A circular loop of radius 7 cm is placed in uniform magnetic field of 0.2 T directed perpendicular to plane of loop. The loop is converted into a square loop in 0.5 s.
The EMF induced in the loop is ____ mV.

We need to find the EMF induced when a circular loop is converted into a square loop in a magnetic field.

By Faraday’s law of electromagnetic induction, the EMF is given by $$\text{EMF} = -\frac{d\Phi}{dt} = -B\frac{dA}{dt} \approx B\frac{|\Delta A|}{\Delta t}$$, where $$\Phi = BA$$ is the magnetic flux (since $$B$$ is uniform and perpendicular to the loop), and $$\Delta A$$ is the change in area.
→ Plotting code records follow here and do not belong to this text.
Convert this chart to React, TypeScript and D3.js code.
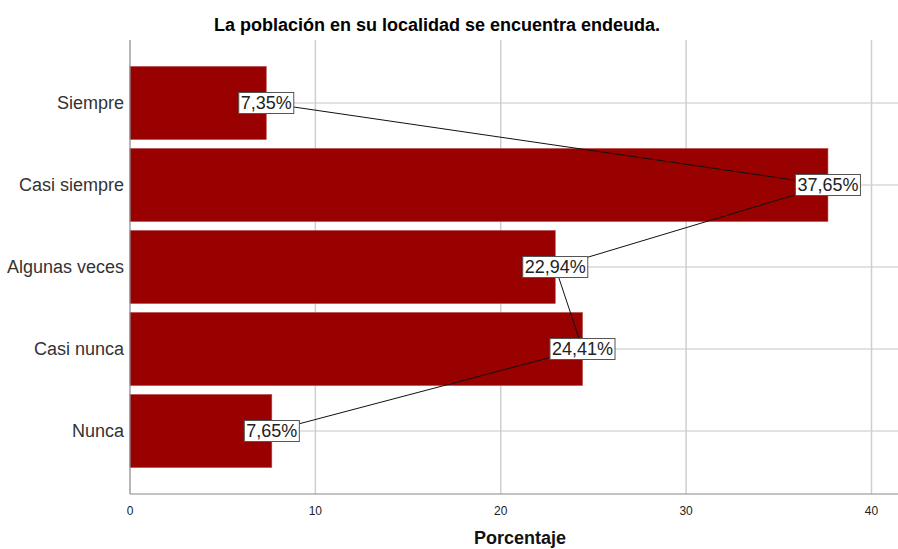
import React from "react";
import * as d3 from "d3";

const categories = ["Siempre", "Casi siempre", "Algunas veces", "Casi nunca", "Nunca"];
const values = [7.35, 37.65, 22.94, 24.41, 7.65];
const valueLabels = ["7,35%", "37,65%", "22,94%", "24,41%", "7,65%"];
const xTicks = [0, 10, 20, 30, 40];

const W = 898;
const H = 549;
const left = 130;
const right = 898;
const top = 40;
const bottom = 494;

function textWidth(s: string, size: number) {
  let w = 0;
  for (const ch of s) {
    if (ch === ",") w += 0.278;
    else if (ch === "%") w += 0.889;
    else w += 0.556;
  }
  return w * size;
}

export default function App() {
  const x = d3.scaleLinear().domain([0, 40]).range([130, 871.5]);
  const y = d3
    .scaleBand<string>()
    .domain(categories)
    .range([top, bottom])
    .paddingInner(9 / 82)
    .paddingOuter(0.323);
  const cy = (c: string) => (y(c) as number) + y.bandwidth() / 2;
  const line = d3
    .line<number>()
    .x((v) => x(v))
    .y((_, i) => cy(categories[i]));
  const font = "Liberation Sans, Arial, sans-serif";
  return (
    <svg
      width={W}
      height={H}
      style={{ position: "absolute", left: 0, top: 0, background: "#fff" }}
      fontFamily={font}
    >
      <rect x={0} y={0} width={W} height={H} fill="#fff" />
      <text x={437} y={31} textAnchor="middle" fontWeight="bold" fontSize={18} fill="#000">
        La población en su localidad se encuentra endeuda.
      </text>
      {categories.map((c) => (
        <line key={"h" + c} x1={left} x2={right} y1={cy(c)} y2={cy(c)} stroke="#d9d9d9" strokeWidth={1.5} />
      ))}
      {xTicks.slice(1).map((t) => (
        <line key={"v" + t} x1={x(t)} x2={x(t)} y1={top} y2={bottom} stroke="#cfcfcf" strokeWidth={1.5} />
      ))}
      {categories.map((c, i) => (
        <rect
          key={"b" + c}
          x={x(0)}
          y={y(c)}
          width={x(values[i]) - x(0)}
          height={y.bandwidth()}
          fill="#990000"
          stroke="#b84444"
          strokeWidth={0.6}
        />
      ))}
      <line x1={left} x2={left} y1={top} y2={bottom} stroke="#888" strokeWidth={1.2} />
      <line x1={left} x2={right} y1={bottom} y2={bottom} stroke="#888" strokeWidth={1.2} />
      {categories.map((c) => (
        <text key={"l" + c} x={124} y={cy(c)} dy="0.36em" textAnchor="end" fontSize={18} fill="#333">
          {c}
        </text>
      ))}
      {xTicks.map((t) => (
        <text key={"t" + t} x={x(t)} y={515} textAnchor="middle" fontSize={12} fill="#222">
          {t}
        </text>
      ))}
      <text x={520} y={544} textAnchor="middle" fontWeight="bold" fontSize={18} fill="#111">
        Porcentaje
      </text>
      <path d={line(values) as string} fill="none" stroke="#111" strokeWidth={1} />
      {categories.map((c, i) => {
        const w = textWidth(valueLabels[i], 18) + 4;
        return (
          <g key={"v" + c} transform={`translate(${x(values[i])},${cy(c)})`}>
            <rect x={-w / 2} y={-10.5} width={w} height={21} fill="#fff" stroke="#555" strokeWidth={1} />
            <text x={0} y={0} dy="0.36em" textAnchor="middle" fontSize={18} fill="#222">
              {valueLabels[i]}
            </text>
          </g>
        );
      })}
    </svg>
  );
}
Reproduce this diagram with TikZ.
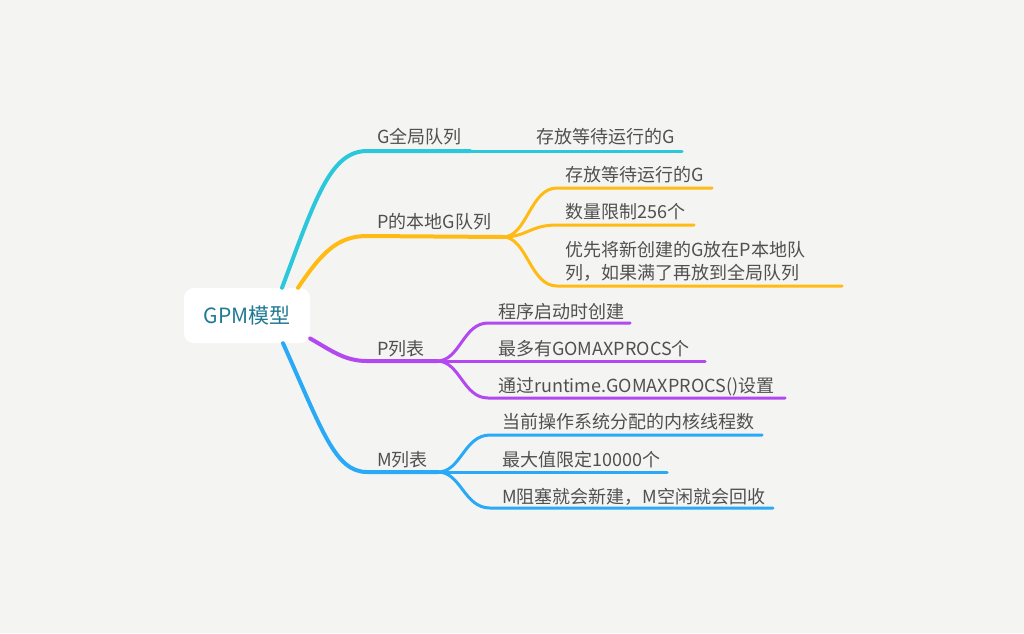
\documentclass[tikz,border=0pt]{standalone}
\usepackage{fontspec}
\setmainfont{Noto Sans CJK SC}
\definecolor{bgcol}{HTML}{F4F5F3}
\definecolor{txtcol}{HTML}{505050}
\definecolor{rootcol}{HTML}{1F7A94}
\definecolor{gcol}{HTML}{2BC8DC}
\definecolor{pcol}{HTML}{FFBB13}
\definecolor{plcol}{HTML}{B347F0}
\definecolor{mcol}{HTML}{2AA9F7}
\begin{document}
\begin{tikzpicture}[x=1pt,y=-1pt,
    main/.style = {line width=4pt,line cap=round},
    sub/.style = {line width=3pt,line cap=round},
    label/.style = {anchor=base west,inner sep=0pt,text=txtcol,font=\fontsize{18}{23}\selectfont}]
                \fill[bgcol] (0,0) rectangle (1024,633);
                \useasboundingbox (0,0) rectangle (1024,633);

                \node[fill=white,rounded corners=10pt,minimum width=126pt,minimum height=55pt,
                      text=rootcol,font=\fontsize{21}{24}\selectfont] (root) at (247,315.5) {GPM模型};

                % G queue
                \coordinate (gq) at (367,151);
                \coordinate (gqJ) at (470,151);
                \coordinate (gqA) at (682,151);
                \draw[main,gcol] ([xshift=35pt]root.north) .. controls (315,200) and (330,151) .. (gq) -- (gqJ);
                \draw[sub,gcol] (gqJ) -- (gqA);
                \node[label] (gqLabel) at (377,143.5) {G全局队列};
                \node[label] (gqA1) at (536,143.5) {存放等待运行的G};

                % P local queue
                \coordinate (pq) at (367,236);
                \coordinate (pqJ) at (503,237);
                \coordinate (pqA) at (712,188);
                \coordinate (pqB) at (694,225);
                \coordinate (pqC) at (842,286);
                \draw[main,pcol] ([xshift=51pt]root.north) .. controls (322,252) and (338,236) .. (pq) -- (pqJ);
                \draw[sub,pcol] (pqJ) .. controls (527,237) and (530,188) .. (557,188) -- (pqA);
                \draw[sub,pcol] (pqJ) .. controls (527,237) and (530,225) .. (557,225) -- (pqB);
                \draw[sub,pcol] (pqJ) .. controls (527,237) and (530,286) .. (557,286) -- (pqC);
                \node[label] (pqLabel) at (377,228.5) {P的本地G队列};
                \node[label] (pqA1) at (565,181.5) {存放等待运行的G};
                \node[label] (pqB1) at (565,218.5) {数量限制256个};
                \node[label,align=left] (pqC1) at (565,279.5) {优先将新创建的G放在P本地队\\列，如果满了再放到全局队列};

                % P list
                \coordinate (pl) at (367,361);
                \coordinate (plJ) at (437,361);
                \coordinate (plA) at (630,323);
                \coordinate (plB) at (705,361);
                \coordinate (plC) at (785,398);
                \draw[main,plcol] ([yshift=-23pt]root.east) .. controls (332,351) and (345,361) .. (pl) -- (plJ);
                \draw[sub,plcol] (plJ) .. controls (460,361) and (463,323) .. (488,323) -- (plA);
                \draw[sub,plcol] (plJ) -- (plB);
                \draw[sub,plcol] (plJ) .. controls (460,361) and (463,398) .. (488,398) -- (plC);
                \node[label] (plLabel) at (377,355) {P列表};
                \node[label] (plA1) at (498,318) {程序启动时创建};
                \node[label] (plB1) at (498,355) {最多有GOMAXPROCS个};
                \node[label] (plC1) at (498,392) {通过runtime.GOMAXPROCS()设置};

                % M list
                \coordinate (ml) at (367,472);
                \coordinate (mlJ) at (438,472);
                \coordinate (mlA) at (762,435);
                \coordinate (mlB) at (667,472);
                \coordinate (mlC) at (773,508);
                \draw[main,mcol] ([xshift=36pt]root.south) .. controls (322,430) and (335,472) .. (ml) -- (mlJ);
                \draw[sub,mcol] (mlJ) .. controls (461,472) and (464,435) .. (490,435) -- (mlA);
                \draw[sub,mcol] (mlJ) -- (mlB);
                \draw[sub,mcol] (mlJ) .. controls (461,472) and (464,508) .. (490,508) -- (mlC);
                \node[label] (mlLabel) at (377,466) {M列表};
                \node[label] (mlA1) at (502,428.5) {当前操作系统分配的内核线程数};
                \node[label] (mlB1) at (502,466) {最大值限定10000个};
                \node[label] (mlC1) at (502,503) {M阻塞就会新建，M空闲就会回收};
            \end{tikzpicture}
\end{document}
First, the area of the circular loop is calculated. With radius $$r = 7 \, \text{cm} = 0.07 \, \text{m}$$, we have $$A_{\text{circle}} = \pi r^2 = \pi \times (0.07)^2 = \pi \times 0.0049 = 0.015394 \, \text{m}^2$$.

Next, when the wire is reshaped into a square, its perimeter remains equal to that of the original circle. Since the circumference is $$2\pi r = 2\pi \times 0.07 = 0.4398 \, \text{m}$$, each side of the square measures $$\frac{2\pi r}{4} = \frac{\pi r}{2} = \frac{\pi \times 0.07}{2} = 0.10996 \, \text{m}$$.

Accordingly, the area of the square becomes $$A_{\text{square}} = \left(\frac{\pi r}{2}\right)^2 = \frac{\pi^2 r^2}{4} = \frac{\pi^2 \times 0.0049}{4} = \frac{0.04835}{4} = 0.012088 \, \text{m}^2$$.

Therefore, the change in area is $$|\Delta A| = A_{\text{circle}} - A_{\text{square}} = 0.015394 - 0.012088 = 0.003306 \, \text{m}^2$$.

Finally, substituting this into Faraday’s law yields $$\text{EMF} = B \times \frac{|\Delta A|}{\Delta t} = 0.2 \times \frac{0.003306}{0.5} = 0.2 \times 0.006612 = 0.001322 \, \text{V}$$, or equivalently $$\text{EMF} = 1.32 \, \text{mV}$$.

The correct answer is Option (4): 1.32 mV.